A darne l’estrema unzione è Franco Bernabè sul numero di Affari&Finanza in edicola domani. Le privatizzazioni dei governi dell’Ulivo, quelle volute da Prodi e Bersani a metà degli anni ’90 del secolo scorso. La destra al potere a digiuno di cultura economica e non solo di quella. CosmoPolis vi racconta, con la solita irriverenza, quanto non potrete leggere sul supplemento del lunedì de la Repubblica
“La situazione dell’Ilva è grave”. Cosi parlò, Franco Bernabè. Anzi: così parlerà domani su Affari&Finanza, il supplemento economico del quotidiano la Repubblica. Il rappresentante del socio pubblico (Invitalia) in Acciaierie d’Italia, a differenza di Ennio Flaiano, non solo ammette che la situazione è grave ma non fa mistero di riferirne anche la serietà. Puntare tutto sulla decarbonizzazione per salvare il salvabile. Questa la sintesi del Bernabè-ragionamento. Un po’ poco per un’industria decotta, fuori mercato, al di là della storia, come quella tarantina. Dispensatrice di morti e malattie più che di profitti e dividendi. Esempio plastico di come il lavoro si risolva alla fine, ma anche all’inizio, nella sua negazione. Nell’utilizzo massiccio di ammortizzatori sociali.
Un tempo esisteva la Cassa del Mezzogiorno, oggi siamo al cospetto della cassa integrazione. Ad ognuno la propria cassa – o casta. Lo Stato che non aumenta la propria quota azionaria, che lascia ad Arcelor il controllo del siderurgico, sembra aver gettato la spugna sull’Ilva. In maniera definitiva questa volta. Qui non c’entra il ministero del Made in Italy, riproposizione orgogliosa – e parecchio buffa – della destra al potere. Non ha alcun senso ribadire che siamo la seconda manifattura del continente (per quanto altro tempo ancora?). Che l’acciaio dobbiamo produrcelo in casa piuttosto che comprarlo all’estero. Fuffa. Stupidaggini da dibattito pubblico derelitto. Scienze economiche del trapassato remoto. Il mercato, il capitalismo che mette il turbo, non si lascia influenzare dalla politica. Fa l’esatto contrario: influenza la politica. La condizione. La maltratta. Arriva a possederne l’anima, comprandosela. Per manifesta incapacità della stessa nel sapere reggere il confronto in posizioni di parità.

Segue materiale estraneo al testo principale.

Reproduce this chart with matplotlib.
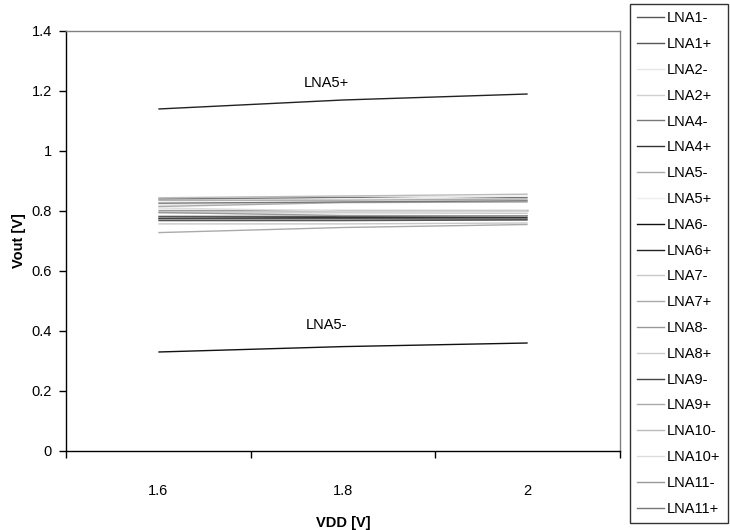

La crisi dell’Ilva di Taranto è globale, non locale. La sua morte è stata decisa altrove. Non da oggi, ma da almeno tre decenni a questa parte. Da quando i governi dell’Ulivo, nei primi anni ’90 del secolo scorso, quelli con Prodi e Bersani, decisero che caduto il Muro di Berlino l’Italia dovesse aprirsi alle privatizzazioni. Alle privatizzazioni senza liberalizzazioni. A privatizzazioni digiune di cultura liberale. A oligopoli privati che si sostituissero a monopoli pubblici. Tutto questo, però, domani non lo leggerete su Affari&Finanza.